Blazers should retain Wallace
http://www.pdxguide.com/sports/blazernotebook.html
8/20/03
Blazers should retain Wallace
By NICK DASCHEL, pdxguide.com
Unless a deal of monumental benefit comes along, the Portland Trail Blazers
ought to retain Rasheed Wallace for the final season of his contract.
You don't know how difficult it was to write that sentence.
Me endorsing 'Sheed.
Jack, meet Coke.
I figured I would lock myself in a closet with only Hillary Clinton's book for
entertainment before backing the contemptible Wallace.
Or break bread with a University of Oregon football fan - and pick up the
check.
Or listen to Ozzy Osbourne sing at a baseball game.
Let's be clear: there are few people in the area wanting to see Wallace in a
Portland uniform this season. We're tired of his boorish act, his misdirected
emotion, his uncanny sense of disappearing when he's most needed.
That said, what would be worse for Blazer fans is a 32-win team.
As much as Blazer fans like to gripe and moan about the team's bad characters
and the playoff meltdowns, imagine backing a loser.
The Blazers have rarely been great, but since the early 1980s, they've been
good. Most forget what a losing team looks like.
Ask Denver, which used to have a passionate fan base during its glory years.
As soon as the Nuggets started losing, their fans found other interests.
Or Miami, which had a good run during the early Pat Riley years. Now they're l
osing games, and fans.
Which brings us to Wallace.
Despise Wallace's attitude and unfriendliness if need be, but you can't deny
he can play. And because this is the final year of his contract, expect Wallace
to give prime effort this season.
That should be a selling point as the Blazers attempt to ship Wallace, but
other teams aren't buying. Many teams want Wallace under fire-sale conditions,
as they're offering the Blazers their garbage contracts, malcontents and
unproductive players.
You shouldn't expect anything else.
Garbage in, garbage out.
If the Blazers ship Wallace out of town, they would likely take on one, if not
two ugly contracts in trade. This would stall one of the new management's
primary goals, reducing the team's payroll.
Keep Wallace, and the Blazers are guaranteed to clear $17 million in salary
cap space when his contract expires at the end of 2003-2004 season.
It's become a popular opinion among national and regional media that the
Blazers' off-season cleansing is necessary in order to give the team's
youngsters playing time.
There's no disputing that. Zach Randolph looks like he can play. Qyntel Woods
is supposed to be a player. Without Wallace, Scottie Pippen and the retired
Arvydas Sabonis, there's playing time aplenty.
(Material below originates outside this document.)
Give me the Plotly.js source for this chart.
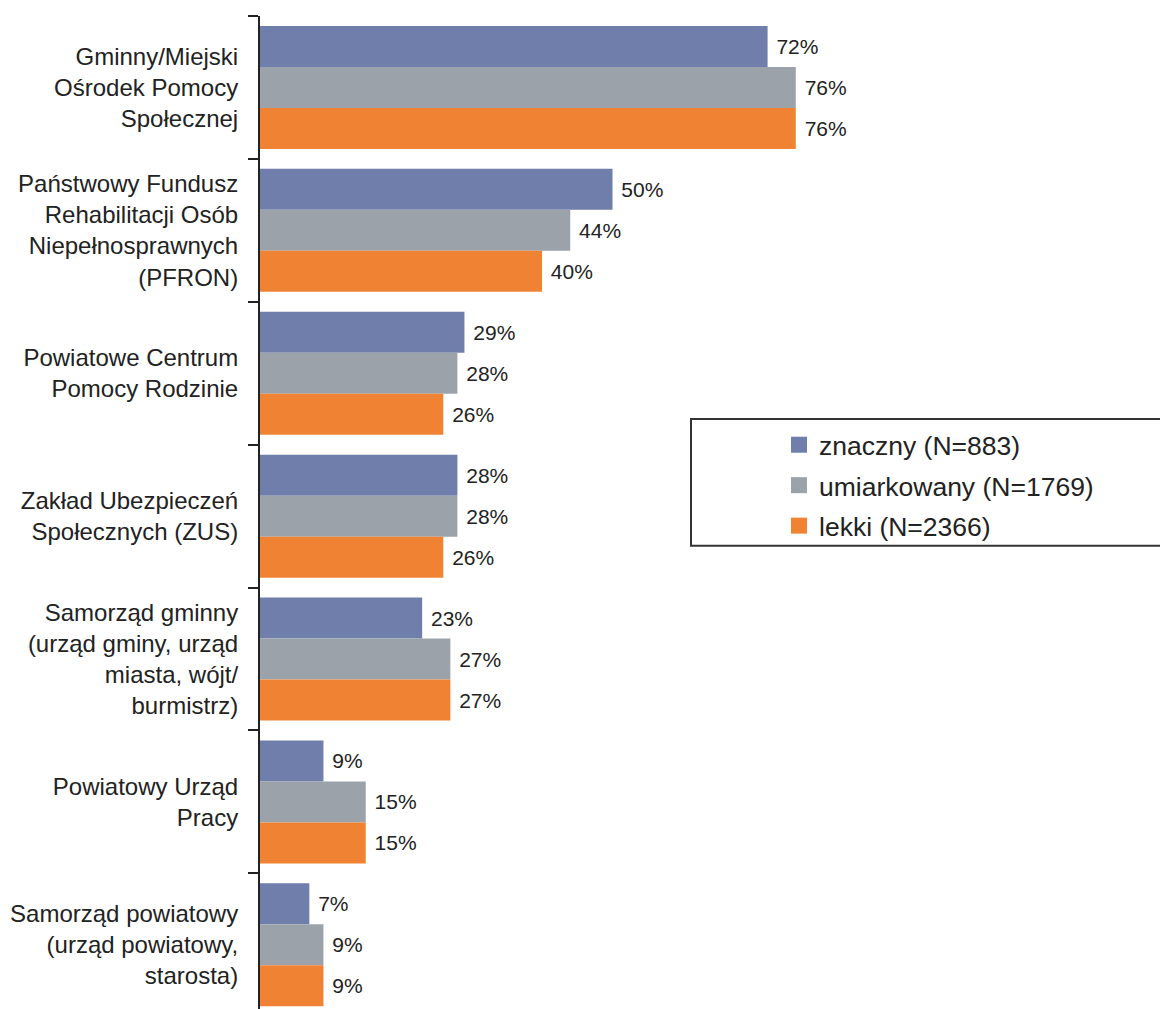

But how do we know these guys can play for a winning team?
Randolph was effective as a complementary player, but what happens when he's
the go-to guy on offense? If Woods is a bust, the Blazers are suddenly
depth-shy at small forward.
A rotation of Woods, Randolph, Dale Davis, Ruben Boumtje Boumtje, Bonzi Wells,
Derek Anderson, Ruben Patterson, Damon Stoudamire and Jeff McInnis looks like
a 45-win team maximum.
It's more likely to be a one-way trip to Lotteryville.
It's almost like a trip to Hotel California. Once there, it's hard to leave.
Ask Denver, Washington, Cleveland, Atlanta and Golden State.
Keep Wallace around for one more season, and the Blazers are probably a playoff
team. And it gives president Steve Patterson and general manager John Nash a
year to seriously formulate a long-term plan.
There's a side benefit to having Wallace around this season.
If the Blazers truly are serious about holding players accountable for their
actions, wouldn't it be delightful to watch them torch Wallace?
Remember how in middle school you liked pressing your nose against the vice
principal's office window to watch the school bully take a whipping?
If Wallace stays, it would force the Blazers to prove they're serious. You know
this guy is going to step over the line a time or 20. Wallace will provide
plenty of opportunity for Blazers' brass to prove their 25-point mission
statement is more than a marketing slogan.
If the Blazers do nothing more than restore order to the employer-employee
relationship, that would be a successful season.